Congenitally incapable of generating values or end-goals per se, technoscience can only tell us how to fight wars more effectively in terms of pre-determined criteria of performance but not why or to what purpose we should fight them. The upshot of this is that while war is still justified in terms of grand ideals, its actual pursuit becomes increasingly senseless, a mere means to an end that can only be grasped in utilitarian terms. In this sense, the limitation of my study is the limitation of the scientific way of warfare itself – one cannot find within it an answer to all the ethical quandaries posed by its deployment. This does not of course in any way diminish the urgency of grappling with these issues but a thorough engagement with the thorny questions raised by them are likely to require the honing of a whole new set of conceptual tools from those that were employed for the book, at least if we are to move beyond the “war is bad, mmmkay” level of analysis. My previous post on Libya was a modest attempt at beginning to think through the above dichotomy of means and ends in technowar but I realise that much still remains to be done on this.
Of the Temptations of Eschatological Reason
I will conclude with some brief comments on the two other books reviewed by Paul, namely Manabrata Guha’s Reimagining War in the 21st Century and James Der Derian’s Virtous War, so as to better locate my own approach in relation to these two significant works and in the process point to the ever-present risk of hyperbolic thinking involved in any engagement with the at times frankly mind-boggling developments of technowar.
Guha’s work is more metaphysically speculative than my own and, as I understand it, his focus seems to lie primarily in developing an ontology of war that endows it with immanent generative powers over and above the political and strategic uses that states or other such instrumentally-oriented actors make of it. This ‘pure’ or ‘intensive’ war is that which through Network-Centric Warfare threatens to wrench itself from the state capture of which Clausewitz is for Guha the key thinker. With much overlap in our areas of interest, our main difference (and the nub of Guha’s reproach to me) lies, as I see it, with the distinct approaches we have taken to the subject material. While Guha’s book is actively engaged in “reimagining war”, in The Scientific Way of Warfare I am primarily concerned with war as a historical and sociological phenomenon and so in that sense indeed a human all-too human phenomenon, even if the scientifically-informed ideas of humanity vary considerably. This also makes me more reluctant to endorse the grander claims about the transformation of war that Guha is willing to make. Self-organising networks may be in the ascendancy and the full deployment of the logic of chaoplexic warfare might well be a world in which post-human war machines run amok. But such logics rarely instantiate themselves neatly and unambiguously in reality and the implied demise of the state is a prophecy made too many times already to not be treated with a degree of scepticism. Whereas Guha sees NCW as heralding the emancipation of a self-instantiating polemos from an architectonic of control, I prefer to postulate the persistence of a constitutive tension that is always being reconfigured but is far from being overcome. For all this, I am certainly not averse to the wider metaphysical treatment of war proposed by Guha and his work remains of considerable interest to me, above all for the quite formidable conceptual inventiveness he deploys, as further evidenced in the two latest issues of the excellent philosophical journal Collapse.

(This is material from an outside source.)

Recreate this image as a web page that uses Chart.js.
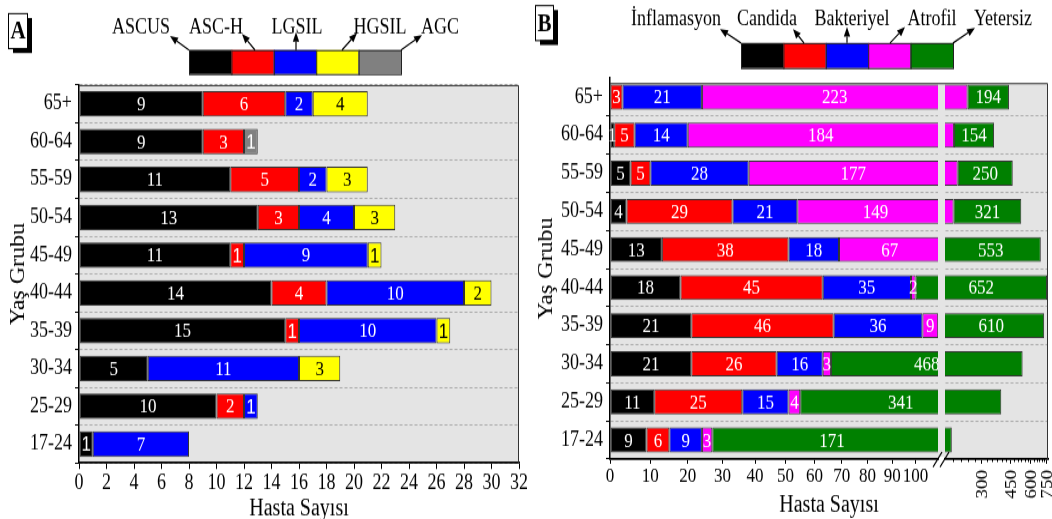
<!DOCTYPE html>
<html>
<head>
<meta charset="utf-8">
<script src="https://cdn.jsdelivr.net/npm/chart.js@4.4.0/dist/chart.umd.min.js"></script>
<style>
    body { margin: 0; background: #fff; width: 1052px; height: 519px; overflow: hidden; position: relative; }
    canvas { position: absolute; top: 0; }
    #chartA { left: 0; }
    #chartB { left: 530px; }
</style>
</head>
<body>
<!-- the reference text is tall and narrow, so the canvases are drawn 433 high and shown 519 high -->
<canvas id="chartA" width="530" height="433" style="width:530px;height:519px"></canvas>
<canvas id="chartB" width="522" height="433" style="width:522px;height:519px"></canvas>
<script>
/* datos */
const ageGroups = ['65+', '60-64', '55-59', '50-54', '45-49', '40-44', '35-39', '30-34', '25-29', '17-24'];

// panel A
const namesA = ['ASCUS', 'ASC-H', 'LGSIL', 'HGSIL', 'AGC'];
const ascus = [9, 9, 11, 13, 11, 14, 15, 5, 10, 1];
const ascH = [6, 3, 5, 3, 1, 4, 1, 0, 2, 0];
const lgsil = [2, 0, 2, 4, 9, 10, 10, 11, 1, 7];
const hgsil = [4, 0, 3, 3, 1, 2, 1, 3, 0, 0];
const agc = [0, 1, 0, 0, 0, 0, 0, 0, 0, 0];
const ticksA = [0, 2, 4, 6, 8, 10, 12, 14, 16, 18, 20, 22, 24, 26, 28, 30, 32];

// panel B
const namesB = ['İnflamasyon', 'Candida', 'Bakteriyel', 'Atrofil', 'Yetersiz'];
const inflamasyon = [0, 1, 5, 4, 13, 18, 21, 21, 11, 9];
const candida = [3, 5, 5, 29, 38, 45, 46, 26, 25, 6];
const bakteriyel = [21, 14, 28, 21, 18, 35, 36, 16, 15, 9];
const atrofil = [223, 184, 177, 149, 67, 2, 9, 3, 4, 3];
const yetersiz = [194, 154, 250, 321, 553, 652, 610, 468, 341, 171];
const ticksBLeft = [0, 10, 20, 30, 40, 50, 60, 70, 80, 90, 100];
const ticksBRight = [300, 450, 600, 750];
const minorTicksBRight = [200, 225, 250, 275, 325, 350, 375, 400, 425, 475, 500, 525, 550, 575, 625, 650, 675, 700, 725];

const colorsA = ['#000000', '#ff0000', '#0000ff', '#ffff00', '#808080'];
const colorsB = ['#000000', '#ff0000', '#0000ff', '#ff00ff', '#008000'];
const PLOT_BG = '#e4e4e4';
const SY = 519 / 433;            // estiramiento vertical del lienzo
const py = y => y / SY;          // coordenada de pagina -> lienzo

Chart.defaults.font.family = '"Liberation Serif", "Times New Roman", serif';
Chart.defaults.font.size = 17;
Chart.defaults.color = '#000';

/* eje partido: tramo izquierdo comprimido, hueco, tramo derecho logaritmico */
class BrokenScale extends Chart.LinearScale {
    static id = 'broken';
    dec(v) {
        const o = this.options;
        if (v <= o.breakLow) {
            return o.leftFrac * Math.log(1 + v / o.shift) / Math.log(1 + o.breakLow / o.shift);
        }
        if (v < o.breakHigh) {
            return o.leftFrac + (o.rightFrac - o.leftFrac) * (v - o.breakLow) / (o.breakHigh - o.breakLow);
        }
        return o.rightFrac + (1 - o.rightFrac) * Math.log(v / o.breakHigh) / Math.log(this.max / o.breakHigh);
    }
    buildTicks() {
        return this.options.tickValues.map(v => ({ value: v }));
    }
    getPixelForValue(v) {
        return this.getPixelForDecimal(this.dec(v));
    }
    getValueForPixel(p) {
        const o = this.options;
        let d = (p - this._startPixel) / this._length;
        if (this._reversePixels) d = 1 - d;
        if (d <= o.leftFrac) return o.shift * (Math.exp(d / o.leftFrac * Math.log(1 + o.breakLow / o.shift)) - 1);
        if (d < o.rightFrac) return o.breakLow + (d - o.leftFrac) / (o.rightFrac - o.leftFrac) * (o.breakHigh - o.breakLow);
        return o.breakHigh * Math.exp((d - o.rightFrac) / (1 - o.rightFrac) * Math.log(this.max / o.breakHigh));
    }
}
Chart.register(BrokenScale);

function drawArrow(ctx, x1, y1, x2, y2) {
    const ang = Math.atan2(y2 - y1, x2 - x1);
    const head = 8, wing = 3.2;
    const bx = x2 - head * Math.cos(ang), by = y2 - head * Math.sin(ang);
    ctx.beginPath();
    ctx.moveTo(x1, y1);
    ctx.lineTo(bx, by);
    ctx.stroke();
    ctx.beginPath();
    ctx.moveTo(x2, y2);
    ctx.lineTo(bx + wing * Math.sin(ang), by - wing * Math.cos(ang));
    ctx.lineTo(bx - wing * Math.sin(ang), by + wing * Math.cos(ang));
    ctx.closePath();
    ctx.fill();
}

// fondo, marco, letra del panel y leyenda con flechas
function makeDecor(cfg) {
    return {
        id: 'decor',
        beforeDraw(chart) {
            const { ctx, chartArea: a } = chart;
            ctx.save();
            ctx.fillStyle = PLOT_BG;
            ctx.fillRect(a.left, a.top + cfg.frameTop, a.right - a.left, a.bottom - a.top - cfg.frameTop);
            ctx.restore();
        },
        afterDraw(chart) {
            const { ctx, chartArea: a } = chart;
            ctx.save();
            ctx.strokeStyle = '#333';
            ctx.lineWidth = 1;
            ctx.beginPath();
            ctx.moveTo(a.left, a.top + cfg.frameTop + 0.5);
            ctx.lineTo(a.right - 0.5, a.top + cfg.frameTop + 0.5);
            ctx.lineTo(a.right - 0.5, a.bottom);
            ctx.stroke();

            // letra del panel
            const p = cfg.panel;
            ctx.fillStyle = '#000';
            ctx.fillRect(p.x + 5, p.y + py(5), p.w, p.h);
            ctx.fillStyle = '#fff';
            ctx.fillRect(p.x, p.y, p.w, p.h);
            ctx.strokeStyle = '#000';
            ctx.strokeRect(p.x + 0.5, p.y + 0.5, p.w, p.h);
            ctx.fillStyle = '#000';
            ctx.font = 'bold 21px "Liberation Serif"';
            ctx.textAlign = 'center';
            ctx.textBaseline = 'middle';
            ctx.fillText(p.text, p.x + p.w / 2 + 0.5, p.y + p.h / 2 + 1.5);

            // leyenda
            const L = cfg.legend;
            chart.data.datasets.forEach((ds, i) => {
                const bx = L.x + i * L.w;
                ctx.fillStyle = ds.backgroundColor;
                ctx.fillRect(bx, L.y, L.w, L.h);
                ctx.strokeStyle = '#222';
                ctx.strokeRect(bx + 0.5, L.y + 0.5, L.w, L.h);
                ctx.fillStyle = '#000';
                ctx.font = '18px "Liberation Serif"';
                ctx.textBaseline = 'alphabetic';
                ctx.fillText(ds.label, L.labelX[i], L.labelY);
                ctx.strokeStyle = '#000';
                ctx.lineWidth = 1.2;
                const ar = L.arrows[i];
                drawArrow(ctx, ar[0], py(ar[1]), ar[2], py(ar[3]));
                ctx.lineWidth = 1;
            });
            ctx.restore();
        }
    };
}

// numeros dentro de las barras (y hueco del eje partido)
function makeBarLabels(cfg) {
    return {
        id: 'barLabels',
        afterDatasetsDraw(chart) {
            const { ctx, chartArea: a } = chart;
            const xs = chart.scales.x;
            ctx.save();
            ctx.textAlign = 'center';
            ctx.textBaseline = 'middle';
            chart.data.datasets.forEach((ds, di) => {
                const meta = chart.getDatasetMeta(di);
                meta.data.forEach((bar, i) => {
                    const v = ds.data[i];
                    if (!v) return;
                    const { x, y, base } = bar.getProps(['x', 'y', 'base'], true);
                    ctx.fillStyle = cfg.textColors[di];
                    ctx.font = (cfg.sansOne && v === 1) ? '17px "Liberation Sans"' : '17px "Liberation Serif"';
                    ctx.fillText(String(v), (x + base) / 2, y + 1);
                });
            });
            if (cfg.broken) {
                const g0 = xs.getPixelForValue(xs.options.breakLow);
                const g1 = xs.getPixelForValue(xs.options.breakHigh);
                ctx.fillStyle = PLOT_BG;
                ctx.fillRect(g0, a.top + cfg.frameTop, g1 - g0, a.bottom - a.top - cfg.frameTop - 1);
            }
            ctx.restore();
        },
        afterDraw(chart) {
            if (!cfg.broken) return;
            const { ctx, chartArea: a } = chart;
            const xs = chart.scales.x;
            const g0 = xs.getPixelForValue(xs.options.breakLow);
            const g1 = xs.getPixelForValue(xs.options.breakHigh);
            ctx.save();
            // corte del eje
            ctx.fillStyle = '#fff';
            ctx.fillRect(g0 + 1, a.bottom - 2, g1 - g0 - 2, 5);
            ctx.strokeStyle = '#000';
            ctx.lineWidth = 1.1;
            ctx.beginPath();
            ctx.moveTo(g0 - 5, a.bottom + py(8));
            ctx.lineTo(g0 + 4, a.bottom - py(7));
            ctx.moveTo(g1 - 5, a.bottom + py(8));
            ctx.lineTo(g1 + 4, a.bottom - py(7));
            ctx.stroke();
            // marcas menores
            ctx.lineWidth = 1;
            minorTicksBRight.forEach(v => {
                const px = Math.round(xs.getPixelForValue(v)) + 0.5;
                ctx.beginPath();
                ctx.moveTo(px, a.bottom);
                ctx.lineTo(px, a.bottom + 2.5);
                ctx.stroke();
            });
            // etiquetas giradas del tramo derecho
            ctx.fillStyle = '#000';
            ctx.font = '16px "Liberation Serif"';
            ctx.textAlign = 'right';
            ctx.textBaseline = 'middle';
            ticksBRight.forEach(v => {
                const px = xs.getPixelForValue(v);
                ctx.save();
                ctx.translate(px, a.bottom + 9);
                ctx.rotate(-Math.PI / 2);
                ctx.fillText(String(v), 0, 1);
                ctx.restore();
            });
            ctx.restore();
        }
    };
}

function makeDatasets(series, names, colors, thick) {
    return series.map((d, i) => ({
        label: names[i],
        data: d,
        backgroundColor: colors[i],
        borderColor: '#333',
        borderWidth: c => (c.raw ? 1 : 0),
        borderSkipped: false,
        barPercentage: thick,
        categoryPercentage: 1
    }));
}

function yAxis(width, titlePad, gridStart) {
    return {
        stacked: true,
        afterFit: s => { s.width = width; },
        grid: {
            color: c => (c.index < gridStart ? 'rgba(0,0,0,0)' : '#acacac'),
            tickColor: c => (c.index < gridStart ? 'rgba(0,0,0,0)' : '#000'),
            lineWidth: 1,
            tickLength: 4,
            offset: true
        },
        border: { display: true, color: '#000', width: 1.5, dash: [3, 2] },
        ticks: { font: { size: 18 }, padding: 3 },
        title: { display: true, text: 'Yaş Grubu', font: { size: 20 }, padding: { top: titlePad, bottom: 0 } }
    };
}

/* panel A */
new Chart(document.getElementById('chartA'), {
    type: 'bar',
    data: {
        labels: ageGroups,
        datasets: makeDatasets([ascus, ascH, lgsil, hgsil, agc], namesA, colorsA, 0.675)
    },
    options: {
        indexAxis: 'y',
        responsive: false,
        animation: false,
        events: [],
        layout: { padding: { left: 0, right: 11, top: py(85), bottom: 0 } },
        plugins: { legend: { display: false }, tooltip: { enabled: false } },
        scales: {
            x: {
                stacked: true,
                min: 0,
                max: 32,
                afterBuildTicks: s => { s.ticks = ticksA.map(v => ({ value: v })); },
                afterFit: s => { s.height = 433 - py(463); },
                grid: { drawOnChartArea: false, tickLength: 5, tickColor: '#000' },
                border: { display: true, color: '#000', width: 1.8 },
                ticks: { font: { size: 18 }, padding: 1, maxRotation: 0, autoSkip: false },
                title: { display: true, text: 'Hasta Sayısı', font: { size: 20 }, padding: { top: 0, bottom: -4 } }
            },
            y: yAxis(79, 7, 0)
        }
    },
    plugins: [
        makeDecor({
            frameTop: 0,
            panel: { x: 8, y: py(13), w: 19, h: py(35), text: 'A' },
            legend: {
                x: 189, y: py(50), w: 42.4, h: py(24),
                labelX: [141, 216, 297, 380, 440], labelY: py(34),
                arrows: [[189, 50, 170, 36], [255, 50, 242, 34], [296, 50, 296, 32], [342, 50, 357, 33], [401, 50, 422, 35]]
            }
        }),
        makeBarLabels({ textColors: ['#fff', '#fff', '#fff', '#000', '#fff'], sansOne: true })
    ]
});

/* panel B */
new Chart(document.getElementById('chartB'), {
    type: 'bar',
    data: {
        labels: ageGroups,
        datasets: makeDatasets([inflamasyon, candida, bakteriyel, atrofil, yetersiz], namesB, colorsB, 0.656)
    },
    options: {
        indexAxis: 'y',
        responsive: false,
        animation: false,
        events: [],
        layout: { padding: { left: 0, right: 4, top: py(78), bottom: 0 } },
        plugins: { legend: { display: false }, tooltip: { enabled: false } },
        scales: {
            x: {
                type: 'broken',
                stacked: true,
                min: 0,
                max: 762,
                breakLow: 110,
                breakHigh: 180,
                shift: 120,
                leftFrac: 328 / 438,
                rightFrac: 335 / 438,
                tickValues: ticksBLeft.concat(ticksBRight),
                afterFit: s => { s.height = 433 - py(459); },
                grid: { drawOnChartArea: false, tickLength: 4, tickColor: '#000' },
                border: { display: true, color: '#000', width: 1.8 },
                ticks: {
                    font: { size: 17 },
                    padding: 0,
                    maxRotation: 0,
                    autoSkip: false,
                    callback: v => (v <= 110 ? String(v) : '')
                },
                title: { display: true, text: 'Hasta Sayısı', font: { size: 20 }, padding: { top: 0, bottom: -1 } }
            },
            y: yAxis(80, 5, 1)
        }
    },
    plugins: [
        makeDecor({
            frameTop: py(5),
            panel: { x: 5, y: py(5), w: 18, h: py(35), text: 'B' },
            legend: {
                x: 211, y: py(43), w: 42.4, h: py(25),
                labelX: [146, 237, 322, 402, 473], labelY: py(25),
                arrows: [[211, 43, 190, 29], [274, 43, 263, 29], [317, 43, 317, 27], [360, 43, 375, 27], [423, 43, 445, 28]]
            }
        }),
        makeBarLabels({ textColors: ['#fff', '#fff', '#fff', '#fff', '#fff'], broken: true, frameTop: py(5) })
    ]
});
</script>
</body>
</html>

Moving on to Virtuous War, I should as a preamble confess to finding Paul Virilio’s work which Der Derian has so keenly promoted in the English-speaking world both fascinating and exasperating in equal measure; the former because his trailblazing contributions on the subject of war and technology such as Speed and Politics and War and Cinema sparkle with theoretical insight and remarkable erudition (if unfortunately mostly in the form of passing observations rarely developed upon) but also the latter because he lapses all too often into the French postmodernist foible of hyperbolic pronouncements. In Virilio’s case, this manifests itself in his techno-catastrophist assertions of an imminent “global accident” through speed’s total annihilation of geography and exceeding of human response times. While Virilio does touch onto some real issues of concern, I remain sceptical of the benefits of such eschatological proclamations (Virilio’s professed Catholicism is here perhaps not incidental to this apocalyptic mode of thinking). While one might charitably choose to see in them a rhetorical strategy of excess designed to draw urgent attention to critical problems, I mostly find the resulting loss of nuance in analysis a price too high to pay.

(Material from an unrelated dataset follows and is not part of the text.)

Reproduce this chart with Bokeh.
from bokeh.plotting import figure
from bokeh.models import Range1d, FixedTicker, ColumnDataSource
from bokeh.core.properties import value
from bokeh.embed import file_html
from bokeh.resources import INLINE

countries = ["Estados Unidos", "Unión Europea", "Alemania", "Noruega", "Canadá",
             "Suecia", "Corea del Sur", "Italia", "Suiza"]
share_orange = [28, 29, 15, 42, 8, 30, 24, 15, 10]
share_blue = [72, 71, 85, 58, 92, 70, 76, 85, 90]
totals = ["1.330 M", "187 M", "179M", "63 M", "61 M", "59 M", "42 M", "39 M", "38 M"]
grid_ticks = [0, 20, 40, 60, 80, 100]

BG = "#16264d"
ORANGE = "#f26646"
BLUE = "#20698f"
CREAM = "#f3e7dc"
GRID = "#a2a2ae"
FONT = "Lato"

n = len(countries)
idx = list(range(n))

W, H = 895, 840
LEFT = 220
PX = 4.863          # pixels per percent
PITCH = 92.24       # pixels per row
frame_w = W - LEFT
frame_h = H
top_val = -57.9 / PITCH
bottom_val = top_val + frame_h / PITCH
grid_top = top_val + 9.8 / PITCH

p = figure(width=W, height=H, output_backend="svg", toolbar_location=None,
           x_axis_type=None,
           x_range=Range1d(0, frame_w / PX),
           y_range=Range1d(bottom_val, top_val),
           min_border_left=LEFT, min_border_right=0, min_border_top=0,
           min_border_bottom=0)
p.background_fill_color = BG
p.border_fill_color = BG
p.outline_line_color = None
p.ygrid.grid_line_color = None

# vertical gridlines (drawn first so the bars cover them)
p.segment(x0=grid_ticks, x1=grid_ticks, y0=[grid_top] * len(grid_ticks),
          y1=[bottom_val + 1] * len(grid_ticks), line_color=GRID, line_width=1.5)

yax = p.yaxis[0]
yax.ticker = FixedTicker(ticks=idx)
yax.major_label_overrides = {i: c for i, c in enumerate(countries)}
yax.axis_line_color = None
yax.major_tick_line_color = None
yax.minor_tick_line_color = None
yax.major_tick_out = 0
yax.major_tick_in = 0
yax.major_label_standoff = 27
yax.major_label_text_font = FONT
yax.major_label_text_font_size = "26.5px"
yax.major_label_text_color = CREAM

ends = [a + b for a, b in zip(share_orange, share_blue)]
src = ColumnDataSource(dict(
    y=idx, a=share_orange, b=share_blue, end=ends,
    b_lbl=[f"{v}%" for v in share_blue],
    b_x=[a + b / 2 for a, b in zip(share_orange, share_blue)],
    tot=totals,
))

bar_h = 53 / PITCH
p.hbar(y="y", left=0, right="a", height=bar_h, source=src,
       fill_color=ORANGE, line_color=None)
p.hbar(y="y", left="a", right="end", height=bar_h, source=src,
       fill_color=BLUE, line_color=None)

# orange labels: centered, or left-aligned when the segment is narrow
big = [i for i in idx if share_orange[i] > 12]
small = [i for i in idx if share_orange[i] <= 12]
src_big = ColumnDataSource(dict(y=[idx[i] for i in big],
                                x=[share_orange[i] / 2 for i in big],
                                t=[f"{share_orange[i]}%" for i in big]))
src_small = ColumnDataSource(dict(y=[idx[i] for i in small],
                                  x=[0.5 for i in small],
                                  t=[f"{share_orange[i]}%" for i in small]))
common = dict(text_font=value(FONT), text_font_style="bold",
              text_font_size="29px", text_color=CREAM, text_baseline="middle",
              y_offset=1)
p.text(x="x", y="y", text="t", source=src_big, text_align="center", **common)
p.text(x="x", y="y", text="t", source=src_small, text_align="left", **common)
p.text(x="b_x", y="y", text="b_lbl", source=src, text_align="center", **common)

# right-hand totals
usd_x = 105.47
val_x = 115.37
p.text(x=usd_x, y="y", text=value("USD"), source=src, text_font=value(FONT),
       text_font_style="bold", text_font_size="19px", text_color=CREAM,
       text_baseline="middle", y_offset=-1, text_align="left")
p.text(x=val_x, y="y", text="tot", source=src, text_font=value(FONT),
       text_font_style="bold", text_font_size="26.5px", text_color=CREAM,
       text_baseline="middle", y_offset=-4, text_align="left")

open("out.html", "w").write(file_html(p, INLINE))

While Der Derian in the main avoids in his own work the worst excesses of his intellectual poster-boy, talk of a cannibalisation of reality by simulation and virtuality tends to convey the notion of an unequivocal and irreversible disappearance from public view of the ground effects of war and a distancing of soldiers from the consequences of their actions. Such notions that may have seemed highly apposite in the wake of the 1991 Gulf War have been made far more ambiguous by the conflicts of the last decade. For one, the top-down media management that proved so effective in both the aforementioned conflict and the Kosovo war has been undermined by the proliferation of communication and media channels that increasingly bypass the previously hegemonic American news networks. If the first Iraq war was above all mediated by CNN reports, the second Mesopotamian conflict was conducted in a new media landscape occupied by both non-Western networks such as Al-Jazeera and the World Wide Web. While this new cacophony of voices does not in itself guarantee any direct or full access to the reality of armed conflict, it has greatly complicated and intensified the struggle for the imposition of meaning over it. The leaking of footage such as that of the “Collateral Murder” video by Wikileaks has given the wider public unprecedented access to the internal mechanics of organised killing, the technologically mediated images of which do not render any less chilling. Neither does the soldiering experience itself seem to conform unambiguously to Der Derian’s assertion that with virtualisation “one learns to kill but not to take responsibility from it, one experiences ‘death’ but not the tragic consequences of it.” Indeed it was reported in 2008 that drone pilots were suffering from war stress, notably because viewing the effects of bombing with low-altitude drones in high-detail resolution is a more visceral and traumatic experience of its effects than is dropping a payload from 15,000 feet.
In relation to Der Derian as to Guha but equally as a corrective to the broader brushstrokes painted in The Scientific Way of Warfare, I think it is therefore important to remind ourselves that the effects of technoscience on the conduct and experience of war are complex and multifaceted, even at times contradictory. Notwithstanding the criticality of challenges presented to the human species by the continuation of war in this new century after the devastation wreaked by it in the previous one, this complexity impels us to approach such developments in a careful and measured manner that is attentive to the heterogeneity of their various manifestations and the different tensions that inhabit them. We fail to do so at the risk of falling prey to the same kind of delusions of revolutionary presentism that seem to recurrently intoxicate so many of our civilian and military leaders and that are no less problematic for any dystopian inversion they may effect.